▶ _What the exercise asks_: Please reproduce the lines of the records below from the one holding "Recreate this image" through the one holding "var stepDays = 22;", inclusive, skipping all pictures.

▶ _Source records_:

>> begin

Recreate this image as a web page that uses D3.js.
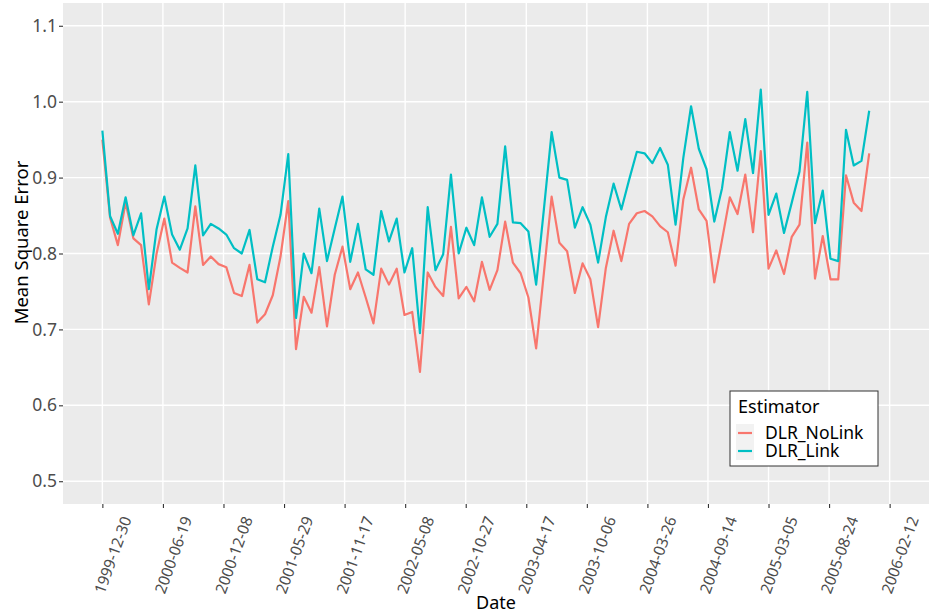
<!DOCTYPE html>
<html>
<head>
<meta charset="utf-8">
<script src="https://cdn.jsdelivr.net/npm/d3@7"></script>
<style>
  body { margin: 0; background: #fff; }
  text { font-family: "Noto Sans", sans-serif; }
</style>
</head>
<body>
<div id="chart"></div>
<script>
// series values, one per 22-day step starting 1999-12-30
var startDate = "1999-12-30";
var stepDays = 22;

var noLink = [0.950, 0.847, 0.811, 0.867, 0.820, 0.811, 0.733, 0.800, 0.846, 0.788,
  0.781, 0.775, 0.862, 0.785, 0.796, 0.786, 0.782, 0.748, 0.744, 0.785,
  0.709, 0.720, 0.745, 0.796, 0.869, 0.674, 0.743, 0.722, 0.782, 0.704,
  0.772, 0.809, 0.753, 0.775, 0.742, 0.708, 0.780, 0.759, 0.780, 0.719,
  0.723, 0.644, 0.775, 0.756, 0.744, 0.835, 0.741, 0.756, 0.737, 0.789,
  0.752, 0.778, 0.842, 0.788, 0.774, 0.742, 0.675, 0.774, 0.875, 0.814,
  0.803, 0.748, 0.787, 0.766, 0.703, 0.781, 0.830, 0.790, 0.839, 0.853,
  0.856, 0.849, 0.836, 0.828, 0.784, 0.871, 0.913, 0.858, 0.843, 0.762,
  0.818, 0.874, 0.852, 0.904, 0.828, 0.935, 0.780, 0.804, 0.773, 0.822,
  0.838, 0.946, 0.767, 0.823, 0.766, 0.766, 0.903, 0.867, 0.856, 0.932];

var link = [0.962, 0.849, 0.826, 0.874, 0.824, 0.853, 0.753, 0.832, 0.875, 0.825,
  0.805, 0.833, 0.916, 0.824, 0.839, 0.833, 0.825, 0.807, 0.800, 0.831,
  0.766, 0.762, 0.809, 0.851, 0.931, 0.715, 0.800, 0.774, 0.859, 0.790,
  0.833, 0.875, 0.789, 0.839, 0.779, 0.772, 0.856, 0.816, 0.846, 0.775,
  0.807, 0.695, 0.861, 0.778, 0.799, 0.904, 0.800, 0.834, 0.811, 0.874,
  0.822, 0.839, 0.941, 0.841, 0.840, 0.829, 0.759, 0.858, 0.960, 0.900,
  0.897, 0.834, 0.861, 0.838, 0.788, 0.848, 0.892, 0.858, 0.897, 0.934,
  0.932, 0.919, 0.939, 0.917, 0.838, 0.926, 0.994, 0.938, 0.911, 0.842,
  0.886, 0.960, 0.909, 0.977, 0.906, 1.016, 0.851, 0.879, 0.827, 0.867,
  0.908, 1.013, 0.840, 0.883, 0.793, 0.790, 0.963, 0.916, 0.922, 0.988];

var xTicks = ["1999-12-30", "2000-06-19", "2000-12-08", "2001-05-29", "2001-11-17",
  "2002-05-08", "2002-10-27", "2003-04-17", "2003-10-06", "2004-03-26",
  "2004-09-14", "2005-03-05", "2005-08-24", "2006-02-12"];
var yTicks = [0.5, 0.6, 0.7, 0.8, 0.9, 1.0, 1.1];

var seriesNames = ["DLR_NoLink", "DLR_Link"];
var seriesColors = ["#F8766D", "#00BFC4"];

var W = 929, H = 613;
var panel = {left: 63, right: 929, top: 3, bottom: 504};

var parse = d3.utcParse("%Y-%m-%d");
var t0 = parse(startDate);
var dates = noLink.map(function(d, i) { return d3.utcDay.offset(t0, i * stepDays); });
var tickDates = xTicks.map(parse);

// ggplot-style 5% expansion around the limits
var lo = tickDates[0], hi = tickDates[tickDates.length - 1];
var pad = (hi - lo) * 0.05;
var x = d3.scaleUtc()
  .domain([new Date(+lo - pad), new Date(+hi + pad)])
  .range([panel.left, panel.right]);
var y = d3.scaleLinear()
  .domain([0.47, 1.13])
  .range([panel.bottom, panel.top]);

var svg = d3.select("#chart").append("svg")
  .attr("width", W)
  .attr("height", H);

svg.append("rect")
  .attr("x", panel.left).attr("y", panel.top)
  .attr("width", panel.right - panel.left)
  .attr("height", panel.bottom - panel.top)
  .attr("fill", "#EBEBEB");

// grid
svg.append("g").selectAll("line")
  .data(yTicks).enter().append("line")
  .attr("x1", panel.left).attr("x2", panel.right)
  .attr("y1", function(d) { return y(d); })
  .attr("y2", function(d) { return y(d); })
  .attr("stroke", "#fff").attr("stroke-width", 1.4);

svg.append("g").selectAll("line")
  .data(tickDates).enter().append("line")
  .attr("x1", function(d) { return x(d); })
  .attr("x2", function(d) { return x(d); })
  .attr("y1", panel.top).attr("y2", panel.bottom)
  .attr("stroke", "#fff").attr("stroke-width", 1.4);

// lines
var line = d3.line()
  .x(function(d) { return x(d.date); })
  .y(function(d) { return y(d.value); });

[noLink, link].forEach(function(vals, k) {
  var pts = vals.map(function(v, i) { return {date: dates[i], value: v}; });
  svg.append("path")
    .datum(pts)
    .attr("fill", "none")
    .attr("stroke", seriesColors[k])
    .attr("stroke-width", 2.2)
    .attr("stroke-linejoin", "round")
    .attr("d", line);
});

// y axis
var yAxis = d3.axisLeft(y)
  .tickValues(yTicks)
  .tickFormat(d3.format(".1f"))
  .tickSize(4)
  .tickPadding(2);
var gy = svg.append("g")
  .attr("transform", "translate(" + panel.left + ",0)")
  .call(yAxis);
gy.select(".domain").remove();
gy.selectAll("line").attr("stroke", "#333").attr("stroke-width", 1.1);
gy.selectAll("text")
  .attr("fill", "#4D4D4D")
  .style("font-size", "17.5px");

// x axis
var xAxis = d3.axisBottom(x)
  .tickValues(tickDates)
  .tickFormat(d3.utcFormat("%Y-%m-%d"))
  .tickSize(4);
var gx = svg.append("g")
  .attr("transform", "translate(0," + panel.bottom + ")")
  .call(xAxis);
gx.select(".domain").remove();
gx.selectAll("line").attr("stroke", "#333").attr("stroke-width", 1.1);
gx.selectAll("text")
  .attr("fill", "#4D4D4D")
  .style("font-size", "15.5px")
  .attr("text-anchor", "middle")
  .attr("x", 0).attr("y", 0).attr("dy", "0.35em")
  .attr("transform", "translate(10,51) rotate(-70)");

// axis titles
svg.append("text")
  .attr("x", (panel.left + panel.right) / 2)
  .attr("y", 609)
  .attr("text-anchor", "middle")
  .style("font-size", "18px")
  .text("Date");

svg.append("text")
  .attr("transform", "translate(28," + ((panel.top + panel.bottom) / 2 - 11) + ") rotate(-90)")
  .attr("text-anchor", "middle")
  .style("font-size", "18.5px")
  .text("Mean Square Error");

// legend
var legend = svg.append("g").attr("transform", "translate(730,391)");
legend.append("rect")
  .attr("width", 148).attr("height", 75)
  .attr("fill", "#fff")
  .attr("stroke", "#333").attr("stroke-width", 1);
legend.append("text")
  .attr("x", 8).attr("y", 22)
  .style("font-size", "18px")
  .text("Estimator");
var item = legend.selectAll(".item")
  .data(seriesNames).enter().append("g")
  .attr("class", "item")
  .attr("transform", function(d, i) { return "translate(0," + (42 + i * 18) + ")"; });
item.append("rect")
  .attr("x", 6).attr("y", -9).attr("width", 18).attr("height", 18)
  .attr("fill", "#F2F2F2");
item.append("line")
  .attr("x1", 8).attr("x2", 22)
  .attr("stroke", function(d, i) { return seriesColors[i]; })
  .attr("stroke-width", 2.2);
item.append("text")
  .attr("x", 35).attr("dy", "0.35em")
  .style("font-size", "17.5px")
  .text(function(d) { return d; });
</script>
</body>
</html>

>> end
>> begin

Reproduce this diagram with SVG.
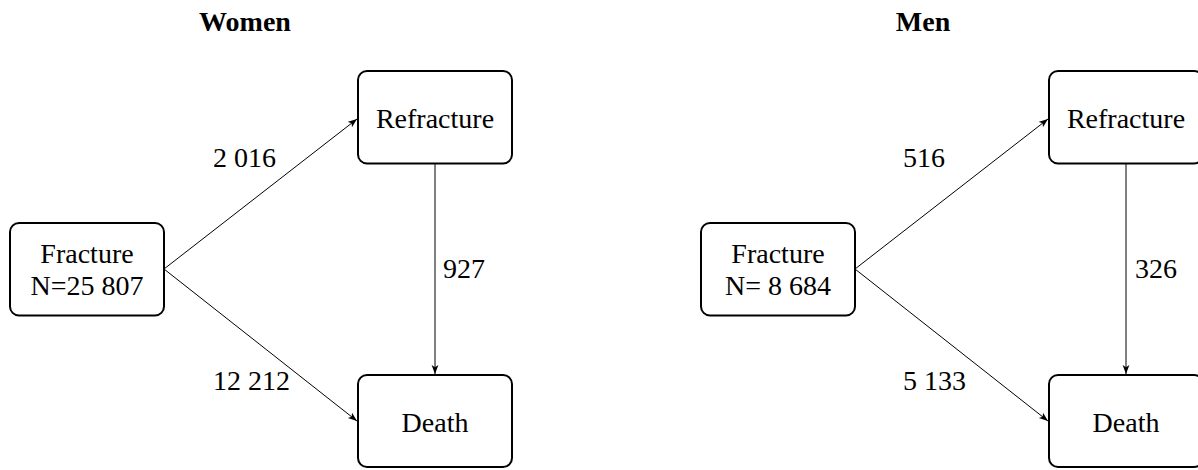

>> end

▶ _Answer for the task_:
Recreate this image as a web page that uses D3.js.
<!DOCTYPE html>
<html>
<head>
<meta charset="utf-8">
<script src="https://cdn.jsdelivr.net/npm/d3@7"></script>
<style>
  body { margin: 0; background: #fff; }
  text { font-family: "Noto Sans", sans-serif; }
</style>
</head>
<body>
<div id="chart"></div>
<script>
// series values, one per 22-day step starting 1999-12-30
var startDate = "1999-12-30";
var stepDays = 22;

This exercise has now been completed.